I’m a spinster! Please, if you can skip making those faces in front of me! It’s rude if you must know! Well, being a spinster is far worse than being rude. In other words, everything is better than being a spinster! I know exactly what goes through your mind and what images your conditioned imagination creates for you. I even know what emotions make you suddenly quiver. Desperate, neurotic, a little lost, she is not beautiful; if she was beautiful, she would have been married. So simple! Furthermore, she doesn’t know how to keep her mouth shut; she always has to have her own opinions instead of agreeing with him. She just won’t bend her tail… Right?
Even if you do not have an eye for details, it will not be difficult for you to notice that I am not just a regular word but that I am burdened with a social and cultural context that makes me a repulsive and unwanted companion.
I want to ask for your help with one experiment! My first cousin is a bachelor. Do not overthink; tell me right away the first three things that came to your mind when you heard this word – bachelor. Okay, I’m listening:
- Good-looking
- Entertaining
- Fancy-free.
No, these are not double standards at all! No, no, no, not at all!
If you look it up in a dictionary, you will find the following description of me: a woman who is not married, especially a woman who is no longer young and seems unlikely ever to marry.
And, as for bachelor: a man who has never married.
Of course, you won’t find the “No longer young” phrase here. HE is forever young! Absolutely!

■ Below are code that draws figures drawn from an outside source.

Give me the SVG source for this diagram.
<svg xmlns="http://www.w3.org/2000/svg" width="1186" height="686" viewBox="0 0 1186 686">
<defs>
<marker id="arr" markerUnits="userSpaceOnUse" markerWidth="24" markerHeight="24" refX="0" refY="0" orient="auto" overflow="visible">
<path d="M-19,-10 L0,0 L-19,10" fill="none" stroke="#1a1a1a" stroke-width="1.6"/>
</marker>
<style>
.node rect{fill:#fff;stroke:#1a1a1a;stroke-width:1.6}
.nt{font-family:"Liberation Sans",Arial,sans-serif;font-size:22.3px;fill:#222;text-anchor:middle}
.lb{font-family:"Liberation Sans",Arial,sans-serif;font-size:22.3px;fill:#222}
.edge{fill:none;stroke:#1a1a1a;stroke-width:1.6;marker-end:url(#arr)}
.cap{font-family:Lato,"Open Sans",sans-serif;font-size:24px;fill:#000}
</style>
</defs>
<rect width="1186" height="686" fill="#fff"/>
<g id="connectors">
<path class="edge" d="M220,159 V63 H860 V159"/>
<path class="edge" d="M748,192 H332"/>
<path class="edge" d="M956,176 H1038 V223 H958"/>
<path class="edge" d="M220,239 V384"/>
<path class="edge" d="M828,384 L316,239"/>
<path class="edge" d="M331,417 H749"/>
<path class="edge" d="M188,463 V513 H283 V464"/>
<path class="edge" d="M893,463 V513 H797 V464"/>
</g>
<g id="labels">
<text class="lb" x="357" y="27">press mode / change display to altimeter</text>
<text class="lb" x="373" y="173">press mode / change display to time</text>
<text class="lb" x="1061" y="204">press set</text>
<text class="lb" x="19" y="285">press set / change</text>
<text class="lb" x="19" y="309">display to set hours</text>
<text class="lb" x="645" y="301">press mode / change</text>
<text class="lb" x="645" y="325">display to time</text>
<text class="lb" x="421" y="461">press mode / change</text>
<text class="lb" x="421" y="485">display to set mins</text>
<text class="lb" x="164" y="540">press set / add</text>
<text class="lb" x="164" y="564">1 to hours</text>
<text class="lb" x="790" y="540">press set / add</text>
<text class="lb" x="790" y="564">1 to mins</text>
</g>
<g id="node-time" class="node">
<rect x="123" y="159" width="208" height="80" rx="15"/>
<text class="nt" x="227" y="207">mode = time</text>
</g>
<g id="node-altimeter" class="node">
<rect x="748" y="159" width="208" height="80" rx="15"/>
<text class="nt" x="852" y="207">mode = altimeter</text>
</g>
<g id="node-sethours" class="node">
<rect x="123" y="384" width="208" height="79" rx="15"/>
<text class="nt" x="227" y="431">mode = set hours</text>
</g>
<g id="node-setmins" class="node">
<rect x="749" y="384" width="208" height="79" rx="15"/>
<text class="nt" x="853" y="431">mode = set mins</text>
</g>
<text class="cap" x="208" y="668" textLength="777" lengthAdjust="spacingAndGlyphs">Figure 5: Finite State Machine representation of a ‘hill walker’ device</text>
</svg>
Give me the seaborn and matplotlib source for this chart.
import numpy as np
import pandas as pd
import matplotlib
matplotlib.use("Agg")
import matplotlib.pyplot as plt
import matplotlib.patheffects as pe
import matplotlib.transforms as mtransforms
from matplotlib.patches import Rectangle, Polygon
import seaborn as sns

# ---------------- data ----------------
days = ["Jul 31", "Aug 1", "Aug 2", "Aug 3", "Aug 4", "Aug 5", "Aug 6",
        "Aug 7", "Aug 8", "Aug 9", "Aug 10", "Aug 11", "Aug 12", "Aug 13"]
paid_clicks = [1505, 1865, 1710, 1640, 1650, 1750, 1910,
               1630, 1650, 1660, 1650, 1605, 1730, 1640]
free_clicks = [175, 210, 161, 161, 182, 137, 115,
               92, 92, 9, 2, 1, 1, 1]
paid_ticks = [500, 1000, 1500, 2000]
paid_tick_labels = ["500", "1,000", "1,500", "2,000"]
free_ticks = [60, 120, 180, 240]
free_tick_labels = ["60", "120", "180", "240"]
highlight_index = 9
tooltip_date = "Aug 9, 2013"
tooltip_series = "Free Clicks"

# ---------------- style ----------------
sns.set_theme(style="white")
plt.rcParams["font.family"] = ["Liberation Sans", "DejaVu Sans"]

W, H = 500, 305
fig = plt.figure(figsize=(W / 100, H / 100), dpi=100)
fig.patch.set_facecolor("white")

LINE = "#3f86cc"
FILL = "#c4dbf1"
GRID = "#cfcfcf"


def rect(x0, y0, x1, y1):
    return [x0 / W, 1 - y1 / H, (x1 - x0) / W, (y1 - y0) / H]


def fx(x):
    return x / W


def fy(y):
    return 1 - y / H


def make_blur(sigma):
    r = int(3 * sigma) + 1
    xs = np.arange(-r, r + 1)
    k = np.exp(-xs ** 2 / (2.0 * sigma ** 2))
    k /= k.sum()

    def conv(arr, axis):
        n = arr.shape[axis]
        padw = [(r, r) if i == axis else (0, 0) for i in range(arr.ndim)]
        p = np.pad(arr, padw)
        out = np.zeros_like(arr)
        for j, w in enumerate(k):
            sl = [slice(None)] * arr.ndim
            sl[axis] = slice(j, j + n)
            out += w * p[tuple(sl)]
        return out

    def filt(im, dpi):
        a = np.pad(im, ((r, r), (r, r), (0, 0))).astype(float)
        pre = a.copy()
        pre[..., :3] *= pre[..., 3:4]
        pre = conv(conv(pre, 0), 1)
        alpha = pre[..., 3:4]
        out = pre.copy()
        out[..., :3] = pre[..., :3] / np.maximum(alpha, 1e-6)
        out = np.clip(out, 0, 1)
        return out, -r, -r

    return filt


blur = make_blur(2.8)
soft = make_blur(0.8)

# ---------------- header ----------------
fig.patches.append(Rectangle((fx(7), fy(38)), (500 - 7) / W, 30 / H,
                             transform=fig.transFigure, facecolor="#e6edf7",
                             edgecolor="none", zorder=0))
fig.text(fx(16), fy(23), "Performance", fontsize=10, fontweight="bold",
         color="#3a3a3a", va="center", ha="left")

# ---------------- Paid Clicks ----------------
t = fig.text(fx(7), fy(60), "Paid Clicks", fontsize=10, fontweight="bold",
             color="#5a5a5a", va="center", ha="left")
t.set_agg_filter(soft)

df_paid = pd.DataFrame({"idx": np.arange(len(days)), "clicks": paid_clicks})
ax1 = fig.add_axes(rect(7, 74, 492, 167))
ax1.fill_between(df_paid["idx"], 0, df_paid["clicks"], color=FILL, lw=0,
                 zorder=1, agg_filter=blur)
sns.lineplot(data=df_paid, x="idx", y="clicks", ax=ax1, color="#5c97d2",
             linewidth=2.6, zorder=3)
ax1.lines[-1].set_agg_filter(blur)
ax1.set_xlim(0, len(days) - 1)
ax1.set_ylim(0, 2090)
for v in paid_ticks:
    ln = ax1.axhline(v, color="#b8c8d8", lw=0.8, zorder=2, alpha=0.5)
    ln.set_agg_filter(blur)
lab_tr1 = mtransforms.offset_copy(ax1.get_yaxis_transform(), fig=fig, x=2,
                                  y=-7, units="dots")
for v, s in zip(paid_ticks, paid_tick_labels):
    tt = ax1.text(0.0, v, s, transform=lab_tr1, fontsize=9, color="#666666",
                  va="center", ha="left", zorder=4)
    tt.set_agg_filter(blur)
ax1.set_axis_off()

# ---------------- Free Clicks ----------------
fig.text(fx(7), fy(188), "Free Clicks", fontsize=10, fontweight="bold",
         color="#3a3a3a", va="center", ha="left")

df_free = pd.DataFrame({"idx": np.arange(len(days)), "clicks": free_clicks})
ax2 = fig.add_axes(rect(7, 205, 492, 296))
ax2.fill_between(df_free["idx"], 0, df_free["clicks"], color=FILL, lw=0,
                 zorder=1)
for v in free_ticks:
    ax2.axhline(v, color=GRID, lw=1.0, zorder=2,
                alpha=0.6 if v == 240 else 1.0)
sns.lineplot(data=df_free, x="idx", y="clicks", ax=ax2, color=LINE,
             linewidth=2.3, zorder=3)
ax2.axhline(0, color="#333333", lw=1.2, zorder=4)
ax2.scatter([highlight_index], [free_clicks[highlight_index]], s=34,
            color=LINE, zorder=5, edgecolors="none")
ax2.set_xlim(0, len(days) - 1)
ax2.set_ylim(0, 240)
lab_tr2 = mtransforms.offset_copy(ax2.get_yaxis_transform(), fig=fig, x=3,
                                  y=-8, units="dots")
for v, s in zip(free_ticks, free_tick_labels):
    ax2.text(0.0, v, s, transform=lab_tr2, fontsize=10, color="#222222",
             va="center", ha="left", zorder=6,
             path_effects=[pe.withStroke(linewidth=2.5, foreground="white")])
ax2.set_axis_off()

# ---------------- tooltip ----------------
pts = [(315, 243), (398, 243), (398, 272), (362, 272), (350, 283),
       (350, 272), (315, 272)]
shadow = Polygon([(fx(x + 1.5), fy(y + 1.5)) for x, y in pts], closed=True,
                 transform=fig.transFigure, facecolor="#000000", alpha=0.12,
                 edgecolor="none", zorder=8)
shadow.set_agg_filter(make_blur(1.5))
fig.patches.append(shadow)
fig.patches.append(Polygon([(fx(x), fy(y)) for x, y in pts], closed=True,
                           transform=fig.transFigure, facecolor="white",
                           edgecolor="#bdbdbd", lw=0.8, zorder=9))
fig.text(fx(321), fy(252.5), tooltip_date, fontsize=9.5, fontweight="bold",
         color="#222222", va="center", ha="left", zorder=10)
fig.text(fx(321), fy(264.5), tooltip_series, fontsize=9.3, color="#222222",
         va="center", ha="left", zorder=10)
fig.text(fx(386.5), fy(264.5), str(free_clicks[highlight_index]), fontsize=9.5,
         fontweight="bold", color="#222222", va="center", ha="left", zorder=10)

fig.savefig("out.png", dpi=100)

Another remark at my entry says: This word is likely to be offensive unless it is used about people in the past. The part – people in the past – brings us to the etymology. When spinster first entered English in the mid-1300s, it referred to a woman who spun thread and yarn. The jump from spinner to single lady is likely an economic one. Some scholars suggest that during the late Middle Ages, married tradeswomen had greater access to raw materials and the market (through their husbands) than unmarried woman did, and therefore unmarried women ended up with lower-status, lower-income jobs like combing, carding, and spinning wool. These jobs did not require access to expensive tools like looms, and could be done at home. By the 17th century, spinster was being used in legal documents to refer to unmarried women.

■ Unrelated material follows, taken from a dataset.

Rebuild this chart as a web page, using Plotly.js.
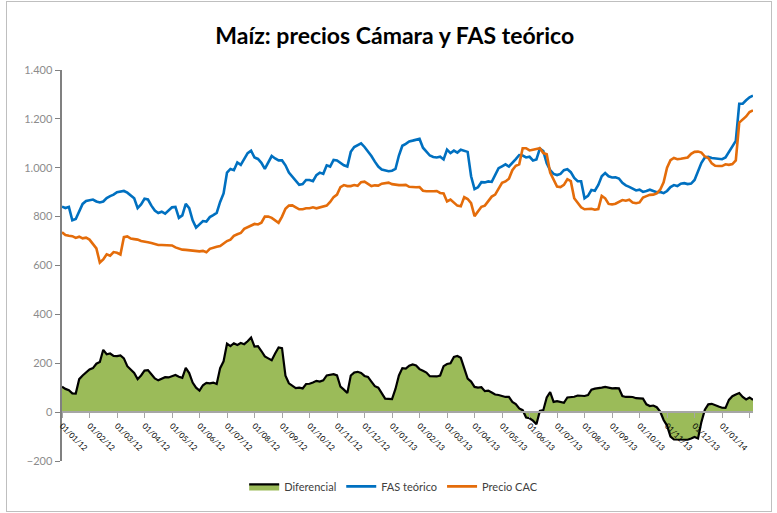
<!DOCTYPE html>
<html>
<head>
<meta charset="utf-8">
<script src="https://cdn.plot.ly/plotly-3.0.1.min.js"></script>
<style>
  html, body { margin: 0; padding: 0; background: #ffffff; }
  #wrap { position: relative; width: 777px; height: 513px; }
  #chart { width: 777px; height: 513px; }
  #frame { position: absolute; left: 6px; top: 1px; width: 764px; height: 509px; border: 1px solid #bfbfbf; pointer-events: none; }
</style>
</head>
<body>
<div id="wrap"><div id="chart"></div><div id="frame"></div></div>
<script>
// Tick labels (one per month)
const etiquetasFecha = ["01/01/12","01/02/12","01/03/12","01/04/12","01/05/12","01/06/12","01/07/12","01/08/12","01/09/12","01/10/12","01/11/12","01/12/12",
  "01/01/13","01/02/13","01/03/13","01/04/13","01/05/13","01/06/13","01/07/13","01/08/13","01/09/13","01/10/13","01/11/13","01/12/13","01/01/14","01/02/14"];

// Observations, 8 per month
const fasTeorico = [841,835,840,785,790,825,852,864,868,870,862,858,862,876,884,890,900,903,905,898,
  885,875,835,850,873,870,845,825,815,820,812,825,838,840,795,805,852,835,785,755,
  770,782,780,798,806,815,860,895,980,995,990,1022,1012,1035,1060,1070,1042,1036,1020,995,
  1020,1048,1038,1030,1030,1010,980,962,945,930,933,950,950,945,970,980,975,1010,1005,1032,
  1030,1018,1010,1005,1065,1085,1092,1100,1085,1068,1048,1025,1005,993,990,986,988,995,1050,1090,
  1098,1108,1111,1113,1118,1082,1064,1050,1044,1042,1045,1034,1074,1060,1070,1062,1074,1068,1065,965,
  913,920,941,940,944,942,970,998,1006,1014,1005,1018,1035,1052,1050,1042,1045,1030,1034,1078,
  1068,1018,990,975,970,975,990,994,982,958,945,945,875,885,909,906,930,965,978,965,
  960,961,956,938,928,922,916,907,910,901,905,910,905,900,901,896,905,921,929,925,
  935,937,933,935,950,982,1020,1042,1045,1040,1038,1036,1035,1042,1065,1085,1110,1262,1262,1276,
  1288,1295];

const precioCAC = [736,725,722,720,713,718,711,714,706,690,670,612,625,646,640,655,652,645,716,719,
  710,708,706,700,696,695,692,688,684,684,684,683,682,674,668,665,664,663,662,658,
  658,660,654,668,674,677,680,692,700,706,721,728,733,750,757,762,770,768,775,800,
  800,795,785,775,800,832,845,846,838,830,830,834,834,838,834,837,839,845,860,880,
  890,921,929,925,925,929,926,941,943,933,925,928,927,935,937,939,933,930,929,929,
  930,922,920,920,921,906,904,903,904,905,897,895,862,870,857,845,842,880,872,855,
  802,820,840,845,865,882,890,915,938,944,955,990,1008,1014,1080,1080,1071,1074,1078,1080,
  1060,1055,980,950,923,921,930,953,945,875,858,838,830,831,832,828,831,885,875,852,
  850,853,862,868,865,869,858,855,858,878,884,889,890,895,910,940,1000,1031,1040,1035,
  1037,1038,1042,1057,1065,1066,1062,1046,1040,1018,1008,1007,1007,1014,1012,1015,1030,1185,1198,1210,
  1228,1235];

const diferencial = [104,95,90,77,76,135,150,162,175,180,198,205,255,237,240,230,229,232,220,188,
  176,160,135,150,170,172,155,138,130,135,143,142,148,152,145,140,181,160,121,100,
  88,110,120,118,121,115,180,208,280,270,282,275,283,278,290,305,268,270,250,228,
  220,212,240,265,262,149,118,106,98,100,97,115,116,121,128,125,130,150,153,155,
  150,104,92,78,150,162,165,160,148,144,125,106,100,75,55,54,53,95,150,180,
  178,190,195,191,176,169,162,147,145,146,150,188,197,200,226,230,222,175,137,125,
  103,100,102,86,88,80,72,70,66,62,62,42,33,15,8,-22,-25,-35,-50,5,
  8,60,82,42,45,40,38,60,61,63,68,68,66,70,92,96,97,100,103,100,
  97,98,97,66,62,63,62,57,57,55,32,25,27,20,2,-32,-55,-100,-112,-113,
  -111,-113,-113,-108,-102,-108,-40,10,32,34,30,23,18,17,50,65,72,78,62,52,
  60,50];

const obsPorMes = 8;
const xObs = fasTeorico.map((_, i) => i / obsPorMes);
const tickPos = etiquetasFecha.map((_, i) => i);

const yMin = -200, yMax = 1400;

const traces = [
  {
    x: xObs, y: diferencial, name: 'Diferencial', type: 'scatter', mode: 'lines',
    fill: 'tozeroy', fillcolor: '#9BBB59', line: { color: '#000000', width: 2.2, shape: 'linear' }
  },
  {
    x: xObs, y: fasTeorico, name: 'FAS teórico', type: 'scatter', mode: 'lines',
    line: { color: '#0070C0', width: 2.6, shape: 'linear' }
  },
  {
    x: xObs, y: precioCAC, name: 'Precio CAC', type: 'scatter', mode: 'lines',
    line: { color: '#E46C0A', width: 2.6, shape: 'linear' }
  }
];

const layout = {
  width: 777, height: 513,
  margin: { l: 62, r: 24, t: 70, b: 44 },
  paper_bgcolor: '#ffffff', plot_bgcolor: '#ffffff',
  separators: ',.',
  font: { family: 'Lato, "Liberation Sans", sans-serif', color: '#000000' },
  title: {
    text: 'Maíz: precios Cámara y FAS teórico',
    font: { family: 'Lato, "Liberation Sans", sans-serif', size: 23, color: '#000000', weight: 'bold' },
    x: 0.508, xref: 'container', xanchor: 'center',
    y: 0.93, yref: 'container', yanchor: 'middle'
  },
  xaxis: {
    range: [0, (fasTeorico.length - 1) / obsPorMes],
    tickmode: 'array', tickvals: tickPos, ticktext: etiquetasFecha,
    tickangle: 45, tickfont: { size: 8, color: '#000000' },
    ticks: 'outside', ticklen: 5, tickcolor: '#a6a6a6', tickwidth: 1,
    showline: true, linecolor: '#a6a6a6', linewidth: 2,
    showgrid: false, zeroline: false,
    anchor: 'free', position: (0 - yMin) / (yMax - yMin)
  },
  yaxis: {
    range: [yMin, yMax],
    tickvals: [-200, 0, 200, 400, 600, 800, 1000, 1200, 1400],
    tickformat: ',d',
    tickfont: { size: 11, color: '#8c8c8c' },
    ticks: 'outside', ticklen: 5, tickcolor: '#808080', tickwidth: 1,
    showline: true, linecolor: '#808080', linewidth: 2.5,
    showgrid: false, zeroline: false
  },
  showlegend: true,
  legend: {
    orientation: 'h', x: 0.48, xanchor: 'center', y: -0.065, yanchor: 'middle',
    itemwidth: 30, tracegroupgap: 0,
    font: { size: 11, color: '#404040' }, traceorder: 'normal'
  }
};

Plotly.newPlot('chart', traces, layout, { staticPlot: true, displayModeBar: false });
</script>
</body>
</html>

While there is no note next to my cousin’s dictionary entry, I can openly say that being a bachelor is not offensive at all, but on the contrary, it is a kind of status symbol, pride, and the desired next level.
Society already has previously made molds. All you have to do is enter and adjust yourself to them and their borders so you can immediately get the appropriate role, responsibilities, duties, and even all the accompanying emotions are provided. That is, it’s a predetermined life. Society is kind to everyone who unhesitatingly fits in that frame. But not towards me.
Here I’ll put it simply for you… Are you ready? I’m not listening to you! Are you prepared to hear one big, until now undiscovered truth? It may sound crazy and baffling to you, but… the truth is that (a small dramatic break) THERE IS STILL LIFE OUT OF THOSE MOLDS, TOO!
I can see some alarmed faces, wondering how it is possible for someone to be happy outside marriage and find meaning. No, no way, the opponents are loud!
I can be vicious just like you and say that those who mocked me are usually envious of my freedom, of uncompromising decision-making, and they deliberately want to belittle me, so I would feel the same pain they are going through. But I will stop here. Because life is colorful and beautiful, and I just stand for equal treatment.
I must admit that some determined executioners, who want me to disappear, frighten me. It is nothing but Nazi politics. That is why I am especially fond of those who try to refresh me, to redefine me, because, in the end, people are the ones who should change, not words, right? As the proud spinster Kate Bolick made it in her book Spinster: Making a Life of One’s Own, and for the first time in a long time, I sounded exactly how I really deserved. My girlfriends’ life is not sad, desperate or lonely at all. That should have been clear to all of us by now. Have you wondered what your life is like?
* Only one dilemma at the end: If words have to be changed and rejected, not according to their natural course, but intentionally, then how many other words bother people! However, they are not here by chance!